PROBLEM DETAILS: Once the pictures are set aside, transcribe the remaining data exactly.

DATA PROVIDED:
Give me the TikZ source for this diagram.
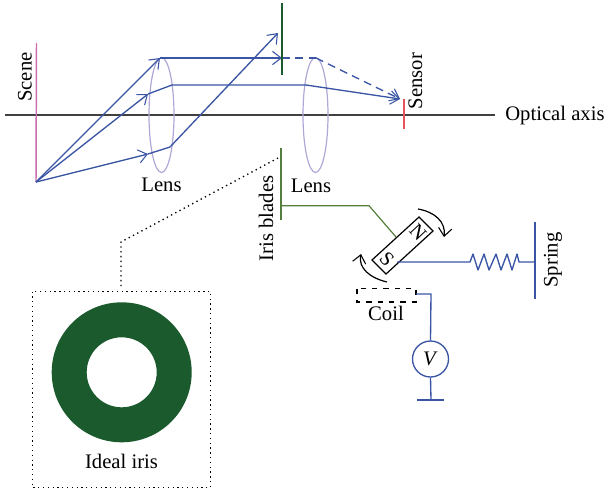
\documentclass[tikz,border=0pt]{standalone}
\usepackage{fontspec}
\setmainfont{Liberation Serif}
\usetikzlibrary{arrows.meta,calc,shapes.geometric}
\definecolor{rayblue}{HTML}{3A55A4}
\definecolor{lensc}{HTML}{AFA8D6}
\definecolor{irisg}{HTML}{1B5A2C}
\definecolor{linkg}{HTML}{557F3C}
\definecolor{scenec}{HTML}{C86DAE}
\definecolor{sensorc}{HTML}{E8505B}
\tikzset{
 x=0.75pt,y=-0.75pt,
 lbl/.style={inner sep=0pt,font=\fontsize{15.5}{17}\selectfont},
 ray/.style={draw=rayblue,line width=1pt},
 rayhead/.style={ray,-{Straight Barb[length=6.5pt,width=10pt,line width=0.8pt]}},
 wire/.style={draw=rayblue,line width=1pt},
 lensel/.style={draw=lensc,line width=0.9pt,ellipse,minimum width=18.75pt,minimum height=86.25pt,inner sep=0pt},
 irisline/.style={draw=irisg,line width=1pt},
 dots/.style={draw=black,line width=1pt,dash pattern=on 1pt off 2.6pt},
 swing/.style={draw=black,line width=0.9pt,-{Straight Barb[length=6pt,width=10pt,line width=0.8pt]}}
}
\begin{document}
\begin{tikzpicture}
\useasboundingbox (0,0) rectangle (606,490);
% named points
\coordinate (src) at (36,182);
\coordinate (sceneT) at (36.5,43);
\coordinate (axisL) at (5,115);
\coordinate (axisR) at (495,115);
\coordinate (r1a) at (160,58);
\coordinate (r1b) at (282,58);
\coordinate (r1c) at (316,58);
\coordinate (r2a) at (148,94);
\coordinate (r2b) at (172,85);
\coordinate (r2c) at (306,85);
\coordinate (r3a) at (148,154);
\coordinate (r3b) at (170,147);
\coordinate (r3c) at (278,33);
\coordinate (sens) at (400,99);
% axis and scene
\draw[draw=black!75,line width=1pt] (axisL) -- (axisR);
\draw[draw=scenec,line width=1.1pt] (sceneT) -- (src);
% lenses
\node[lensel] (lensA) at (161.5,115) {};
\node[lensel] (lensB) at (315.5,115) {};
% rays
\draw[rayhead] (src) -- (r1a);
\draw[rayhead] (r1a) -- (r1b);
\draw[ray,dash pattern=on 6pt off 4pt] (r1b) -- (r1c);
\draw[rayhead,dash pattern=on 6pt off 4pt] (r1c) -- (sens);
\draw[rayhead] (src) -- (r2a);
\draw[ray] (r2a) -- (r2b) -- (r2c);
\draw[rayhead] (r2c) -- (sens);
\draw[rayhead] (src) -- (r3a);
\draw[ray] (r3a) -- (r3b);
\draw[rayhead] (r3b) -- (r3c);
% iris
\coordinate (irisT1) at (282,3);
\coordinate (irisT2) at (282,75);
\coordinate (irisB1) at (281,148);
\coordinate (irisB2) at (281,220);
\coordinate (link1) at (281,205.7);
\coordinate (link2) at (369,205.7);
\coordinate (link3) at (396,237);
\draw[irisline] (irisT1) -- (irisT2);
\draw[draw=linkg,line width=1pt] (irisB1) -- (irisB2);
\draw[draw=linkg,line width=0.9pt] (link1) -- (link2) -- (link3);
% sensor
\draw[draw=sensorc,line width=1pt] (404,99) -- (404,129);
% magnet
\coordinate (m1) at (372,260);
\coordinate (m2) at (419,217);
\coordinate (m3) at (433,231);
\coordinate (m4) at (386,274);
\draw[black,line width=0.9pt] (m1) -- (m2) -- (m3) -- (m4) -- cycle;
\node[lbl,rotate=-47,font=\fontsize{15}{16}\selectfont] (magS) at (387,259) {S};
\node[lbl,rotate=-47,font=\fontsize{15}{16}\selectfont] (magN) at (418,232) {N};
\draw[swing] (418,209) .. controls (435,212) and (446,222) .. (444,237);
\draw[swing] (387,282) .. controls (370,278) and (358,268) .. (361,254);
% spring
\coordinate (sp0) at (397,262);
\coordinate (sp1) at (470,262);
\coordinate (sp2) at (519,262);
\coordinate (sp3) at (535,262);
\draw[wire,line join=round] (sp0) -- (sp1) -- (473,254) -- (478,270) -- (484,254) -- (489,270) -- (496,254) -- (501,270) -- (507,254) -- (512,270) -- (517,254) -- (sp2) -- (sp3);
\draw[wire,line width=1.2pt] (535,222) -- (535,299);
% coil
\draw[black,line width=0.8pt,dash pattern=on 4pt off 4.5pt] (357,288.5) rectangle (416,302);
\node[circle,draw=rayblue,line width=1pt,minimum size=27pt,inner sep=0pt,lbl] (volt) at (430.5,359) {\textit{V}};
\coordinate (coilR) at (416,294);
\coordinate (coilC) at (431,294);
\coordinate (gnd) at (431,400);
\draw[wire] (coilR) -- (coilC) -- (volt.north);
\draw[wire] (volt.south) -- (gnd);
\draw[wire] (417,400) -- (444,400);
% iris inset
\draw[dots] (278,158) -- (121,242) -- (121,288);
\draw[dots] (32.5,291.5) rectangle (210.5,487.5);
\fill[irisg,even odd rule] (121.7,372.3) circle[radius=70] (121.7,372.3) circle[radius=35];
% labels
\node[lbl,rotate=90] (tScene) at (25,77) {Scene};
\node[lbl,rotate=90] (tSensor) at (415.5,81) {Sensor};
\node[lbl,anchor=west] (tAxis) at (505,116) {Optical axis};
\node[lbl] (tLens1) at (161.5,185) {Lens};
\node[lbl] (tLens2) at (311,186) {Lens};
\node[lbl,rotate=90] (tIris) at (266,218.5) {Iris blades};
\node[lbl] (tCoil) at (386,313) {Coil};
\node[lbl,rotate=90] (tSpring) at (553,260) {Spring};
\node[lbl] (tIdeal) at (121.5,461) {Ideal iris};
\end{tikzpicture}
\end{document}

SOLUTION:
Give me the TikZ source for this diagram.
\documentclass[tikz,border=0pt]{standalone}
\usepackage{fontspec}
\setmainfont{Liberation Serif}
\usetikzlibrary{arrows.meta,calc,shapes.geometric}
\definecolor{rayblue}{HTML}{3A55A4}
\definecolor{lensc}{HTML}{AFA8D6}
\definecolor{irisg}{HTML}{1B5A2C}
\definecolor{linkg}{HTML}{557F3C}
\definecolor{scenec}{HTML}{C86DAE}
\definecolor{sensorc}{HTML}{E8505B}
\tikzset{
 x=0.75pt,y=-0.75pt,
 lbl/.style={inner sep=0pt,font=\fontsize{15.5}{17}\selectfont},
 ray/.style={draw=rayblue,line width=1pt},
 rayhead/.style={ray,-{Straight Barb[length=6.5pt,width=10pt,line width=0.8pt]}},
 wire/.style={draw=rayblue,line width=1pt},
 lensel/.style={draw=lensc,line width=0.9pt,ellipse,minimum width=18.75pt,minimum height=86.25pt,inner sep=0pt},
 irisline/.style={draw=irisg,line width=1pt},
 dots/.style={draw=black,line width=1pt,dash pattern=on 1pt off 2.6pt},
 swing/.style={draw=black,line width=0.9pt,-{Straight Barb[length=6pt,width=10pt,line width=0.8pt]}}
}
\begin{document}
\begin{tikzpicture}
\useasboundingbox (0,0) rectangle (606,490);
% named points
\coordinate (src) at (36,182);
\coordinate (sceneT) at (36.5,43);
\coordinate (axisL) at (5,115);
\coordinate (axisR) at (495,115);
\coordinate (r1a) at (160,58);
\coordinate (r1b) at (282,58);
\coordinate (r1c) at (316,58);
\coordinate (r2a) at (148,94);
\coordinate (r2b) at (172,85);
\coordinate (r2c) at (306,85);
\coordinate (r3a) at (148,154);
\coordinate (r3b) at (170,147);
\coordinate (r3c) at (278,33);
\coordinate (sens) at (400,99);
% axis and scene
\draw[draw=black!75,line width=1pt] (axisL) -- (axisR);
\draw[draw=scenec,line width=1.1pt] (sceneT) -- (src);
% lenses
\node[lensel] (lensA) at (161.5,115) {};
\node[lensel] (lensB) at (315.5,115) {};
% rays
\draw[rayhead] (src) -- (r1a);
\draw[rayhead] (r1a) -- (r1b);
\draw[ray,dash pattern=on 6pt off 4pt] (r1b) -- (r1c);
\draw[rayhead,dash pattern=on 6pt off 4pt] (r1c) -- (sens);
\draw[rayhead] (src) -- (r2a);
\draw[ray] (r2a) -- (r2b) -- (r2c);
\draw[rayhead] (r2c) -- (sens);
\draw[rayhead] (src) -- (r3a);
\draw[ray] (r3a) -- (r3b);
\draw[rayhead] (r3b) -- (r3c);
% iris
\coordinate (irisT1) at (282,3);
\coordinate (irisT2) at (282,75);
\coordinate (irisB1) at (281,148);
\coordinate (irisB2) at (281,220);
\coordinate (link1) at (281,205.7);
\coordinate (link2) at (369,205.7);
\coordinate (link3) at (396,237);
\draw[irisline] (irisT1) -- (irisT2);
\draw[draw=linkg,line width=1pt] (irisB1) -- (irisB2);
\draw[draw=linkg,line width=0.9pt] (link1) -- (link2) -- (link3);
% sensor
\draw[draw=sensorc,line width=1pt] (404,99) -- (404,129);
% magnet
\coordinate (m1) at (372,260);
\coordinate (m2) at (419,217);
\coordinate (m3) at (433,231);
\coordinate (m4) at (386,274);
\draw[black,line width=0.9pt] (m1) -- (m2) -- (m3) -- (m4) -- cycle;
\node[lbl,rotate=-47,font=\fontsize{15}{16}\selectfont] (magS) at (387,259) {S};
\node[lbl,rotate=-47,font=\fontsize{15}{16}\selectfont] (magN) at (418,232) {N};
\draw[swing] (418,209) .. controls (435,212) and (446,222) .. (444,237);
\draw[swing] (387,282) .. controls (370,278) and (358,268) .. (361,254);
% spring
\coordinate (sp0) at (397,262);
\coordinate (sp1) at (470,262);
\coordinate (sp2) at (519,262);
\coordinate (sp3) at (535,262);
\draw[wire,line join=round] (sp0) -- (sp1) -- (473,254) -- (478,270) -- (484,254) -- (489,270) -- (496,254) -- (501,270) -- (507,254) -- (512,270) -- (517,254) -- (sp2) -- (sp3);
\draw[wire,line width=1.2pt] (535,222) -- (535,299);
% coil
\draw[black,line width=0.8pt,dash pattern=on 4pt off 4.5pt] (357,288.5) rectangle (416,302);
\node[circle,draw=rayblue,line width=1pt,minimum size=27pt,inner sep=0pt,lbl] (volt) at (430.5,359) {\textit{V}};
\coordinate (coilR) at (416,294);
\coordinate (coilC) at (431,294);
\coordinate (gnd) at (431,400);
\draw[wire] (coilR) -- (coilC) -- (volt.north);
\draw[wire] (volt.south) -- (gnd);
\draw[wire] (417,400) -- (444,400);
% iris inset
\draw[dots] (278,158) -- (121,242) -- (121,288);
\draw[dots] (32.5,291.5) rectangle (210.5,487.5);
\fill[irisg,even odd rule] (121.7,372.3) circle[radius=70] (121.7,372.3) circle[radius=35];
% labels
\node[lbl,rotate=90] (tScene) at (25,77) {Scene};
\node[lbl,rotate=90] (tSensor) at (415.5,81) {Sensor};
\node[lbl,anchor=west] (tAxis) at (505,116) {Optical axis};
\node[lbl] (tLens1) at (161.5,185) {Lens};
\node[lbl] (tLens2) at (311,186) {Lens};
\node[lbl,rotate=90] (tIris) at (266,218.5) {Iris blades};
\node[lbl] (tCoil) at (386,313) {Coil};
\node[lbl,rotate=90] (tSpring) at (553,260) {Spring};
\node[lbl] (tIdeal) at (121.5,461) {Ideal iris};
\end{tikzpicture}
\end{document}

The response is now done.